Copy down every line where the string "this" shows up.

— Start ROWS —

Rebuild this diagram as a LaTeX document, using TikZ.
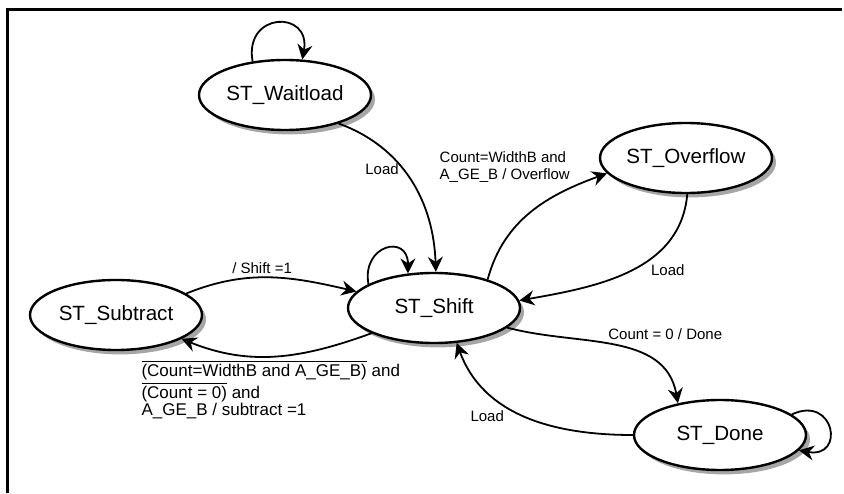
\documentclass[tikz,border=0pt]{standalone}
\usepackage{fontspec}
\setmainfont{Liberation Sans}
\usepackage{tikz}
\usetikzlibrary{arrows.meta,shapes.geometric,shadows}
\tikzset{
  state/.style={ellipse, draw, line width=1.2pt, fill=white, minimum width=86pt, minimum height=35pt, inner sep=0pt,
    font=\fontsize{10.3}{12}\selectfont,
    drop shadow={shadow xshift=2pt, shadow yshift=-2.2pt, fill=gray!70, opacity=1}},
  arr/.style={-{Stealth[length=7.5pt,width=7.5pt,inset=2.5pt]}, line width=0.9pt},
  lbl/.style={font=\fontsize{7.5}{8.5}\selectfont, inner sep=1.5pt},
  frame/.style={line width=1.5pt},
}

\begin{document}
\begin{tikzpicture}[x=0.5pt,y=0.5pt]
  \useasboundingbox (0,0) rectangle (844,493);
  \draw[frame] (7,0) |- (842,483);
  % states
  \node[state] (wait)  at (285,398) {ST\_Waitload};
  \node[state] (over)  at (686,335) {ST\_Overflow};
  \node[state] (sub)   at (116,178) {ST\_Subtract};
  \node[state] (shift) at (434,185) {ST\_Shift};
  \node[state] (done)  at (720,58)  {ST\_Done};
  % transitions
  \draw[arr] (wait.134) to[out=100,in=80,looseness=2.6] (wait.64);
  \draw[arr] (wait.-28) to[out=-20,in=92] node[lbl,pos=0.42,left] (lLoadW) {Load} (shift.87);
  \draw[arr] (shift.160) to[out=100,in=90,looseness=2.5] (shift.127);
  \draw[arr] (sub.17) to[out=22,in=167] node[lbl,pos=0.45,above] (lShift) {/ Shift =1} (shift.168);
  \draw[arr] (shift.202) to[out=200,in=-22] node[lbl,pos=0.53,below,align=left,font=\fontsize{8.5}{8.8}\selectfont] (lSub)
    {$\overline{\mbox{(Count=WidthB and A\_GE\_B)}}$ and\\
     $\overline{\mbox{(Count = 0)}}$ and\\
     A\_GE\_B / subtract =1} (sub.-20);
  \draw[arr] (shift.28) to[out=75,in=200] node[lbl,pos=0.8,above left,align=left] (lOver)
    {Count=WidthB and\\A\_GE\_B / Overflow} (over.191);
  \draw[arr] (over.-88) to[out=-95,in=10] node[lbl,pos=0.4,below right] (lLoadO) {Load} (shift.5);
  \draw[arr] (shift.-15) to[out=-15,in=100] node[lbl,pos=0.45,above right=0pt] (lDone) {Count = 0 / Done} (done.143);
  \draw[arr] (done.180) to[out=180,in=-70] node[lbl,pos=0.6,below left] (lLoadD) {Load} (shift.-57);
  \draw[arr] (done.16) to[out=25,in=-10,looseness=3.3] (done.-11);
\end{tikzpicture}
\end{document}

— End ROWS —
— Start ROWS —

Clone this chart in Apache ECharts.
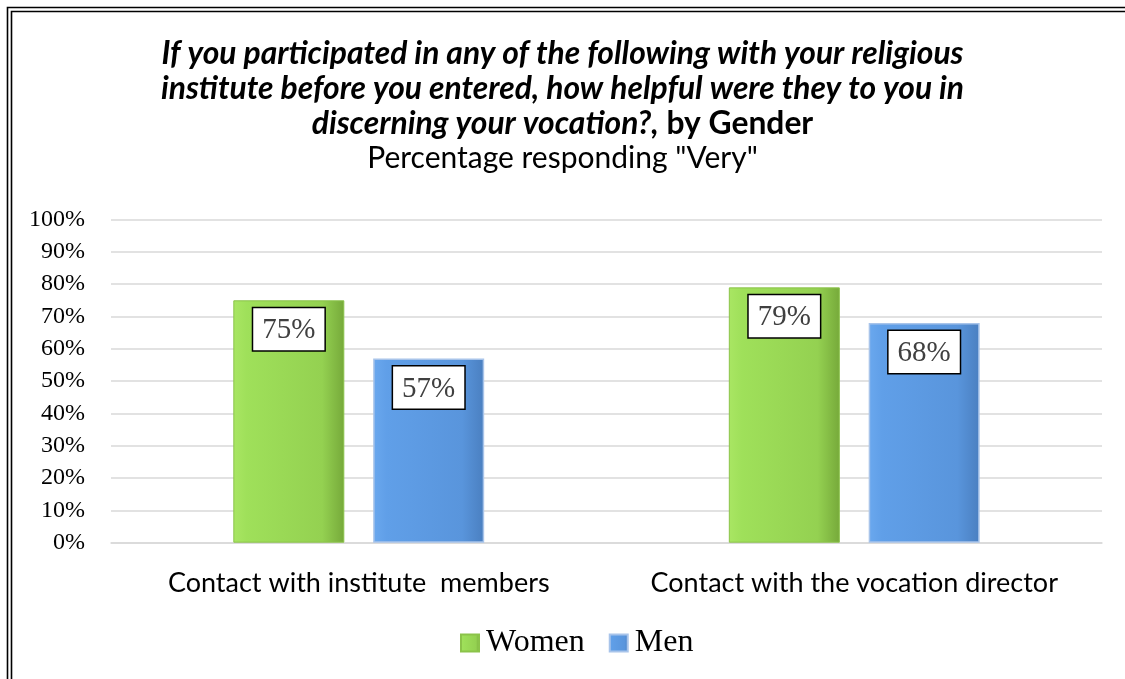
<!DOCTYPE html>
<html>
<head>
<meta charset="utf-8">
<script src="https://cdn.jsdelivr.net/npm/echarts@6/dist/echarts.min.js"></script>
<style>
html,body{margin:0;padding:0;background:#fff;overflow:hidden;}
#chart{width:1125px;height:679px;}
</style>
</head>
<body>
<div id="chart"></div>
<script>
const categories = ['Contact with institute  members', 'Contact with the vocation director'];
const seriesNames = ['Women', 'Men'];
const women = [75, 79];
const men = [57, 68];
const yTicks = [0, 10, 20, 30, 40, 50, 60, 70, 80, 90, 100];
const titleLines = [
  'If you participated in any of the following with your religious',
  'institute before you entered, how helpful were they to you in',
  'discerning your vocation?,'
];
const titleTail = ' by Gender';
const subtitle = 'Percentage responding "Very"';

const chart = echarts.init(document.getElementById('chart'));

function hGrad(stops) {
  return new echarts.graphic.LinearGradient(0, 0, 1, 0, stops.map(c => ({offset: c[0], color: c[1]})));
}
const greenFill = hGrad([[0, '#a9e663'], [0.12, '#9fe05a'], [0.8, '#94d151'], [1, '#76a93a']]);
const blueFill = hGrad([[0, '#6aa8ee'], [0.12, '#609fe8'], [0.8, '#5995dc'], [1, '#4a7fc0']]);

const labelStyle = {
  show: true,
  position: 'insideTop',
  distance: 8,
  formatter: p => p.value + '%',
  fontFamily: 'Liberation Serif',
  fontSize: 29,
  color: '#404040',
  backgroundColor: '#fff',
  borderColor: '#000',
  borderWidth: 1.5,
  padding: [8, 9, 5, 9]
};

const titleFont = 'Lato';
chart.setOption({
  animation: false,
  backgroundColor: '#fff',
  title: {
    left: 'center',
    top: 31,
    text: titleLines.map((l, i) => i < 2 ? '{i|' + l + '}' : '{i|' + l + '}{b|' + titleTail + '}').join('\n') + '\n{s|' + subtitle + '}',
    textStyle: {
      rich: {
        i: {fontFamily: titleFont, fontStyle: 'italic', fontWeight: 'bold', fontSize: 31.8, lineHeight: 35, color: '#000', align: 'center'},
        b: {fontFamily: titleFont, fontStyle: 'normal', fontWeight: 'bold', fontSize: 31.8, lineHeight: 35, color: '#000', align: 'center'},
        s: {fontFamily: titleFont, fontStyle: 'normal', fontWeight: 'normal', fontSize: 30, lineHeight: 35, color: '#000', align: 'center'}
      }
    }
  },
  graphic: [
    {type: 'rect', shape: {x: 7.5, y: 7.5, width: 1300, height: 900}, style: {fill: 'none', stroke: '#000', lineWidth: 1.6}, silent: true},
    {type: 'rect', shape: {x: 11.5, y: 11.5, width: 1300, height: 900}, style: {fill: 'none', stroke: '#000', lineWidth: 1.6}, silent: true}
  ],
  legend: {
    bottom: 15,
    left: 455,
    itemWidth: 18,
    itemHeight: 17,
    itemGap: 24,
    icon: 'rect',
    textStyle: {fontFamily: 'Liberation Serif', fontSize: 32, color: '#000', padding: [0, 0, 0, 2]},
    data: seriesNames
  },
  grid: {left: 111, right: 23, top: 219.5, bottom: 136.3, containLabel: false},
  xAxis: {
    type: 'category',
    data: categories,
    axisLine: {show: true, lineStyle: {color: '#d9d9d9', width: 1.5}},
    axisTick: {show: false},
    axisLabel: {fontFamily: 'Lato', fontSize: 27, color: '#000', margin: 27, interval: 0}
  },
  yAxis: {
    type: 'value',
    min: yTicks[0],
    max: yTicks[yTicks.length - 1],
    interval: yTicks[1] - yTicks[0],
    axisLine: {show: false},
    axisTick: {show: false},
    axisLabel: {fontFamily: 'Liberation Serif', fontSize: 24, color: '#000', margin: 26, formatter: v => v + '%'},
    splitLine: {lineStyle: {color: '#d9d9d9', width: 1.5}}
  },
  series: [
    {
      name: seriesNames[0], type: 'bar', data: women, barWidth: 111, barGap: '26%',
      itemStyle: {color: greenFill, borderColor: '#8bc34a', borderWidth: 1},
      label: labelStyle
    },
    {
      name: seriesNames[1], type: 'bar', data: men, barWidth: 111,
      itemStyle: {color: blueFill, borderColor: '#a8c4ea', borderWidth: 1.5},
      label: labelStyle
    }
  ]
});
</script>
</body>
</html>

— End ROWS —

▶ _RESPONSE_:
Rebuild this diagram as a LaTeX document, using TikZ.
Clone this chart in Apache ECharts.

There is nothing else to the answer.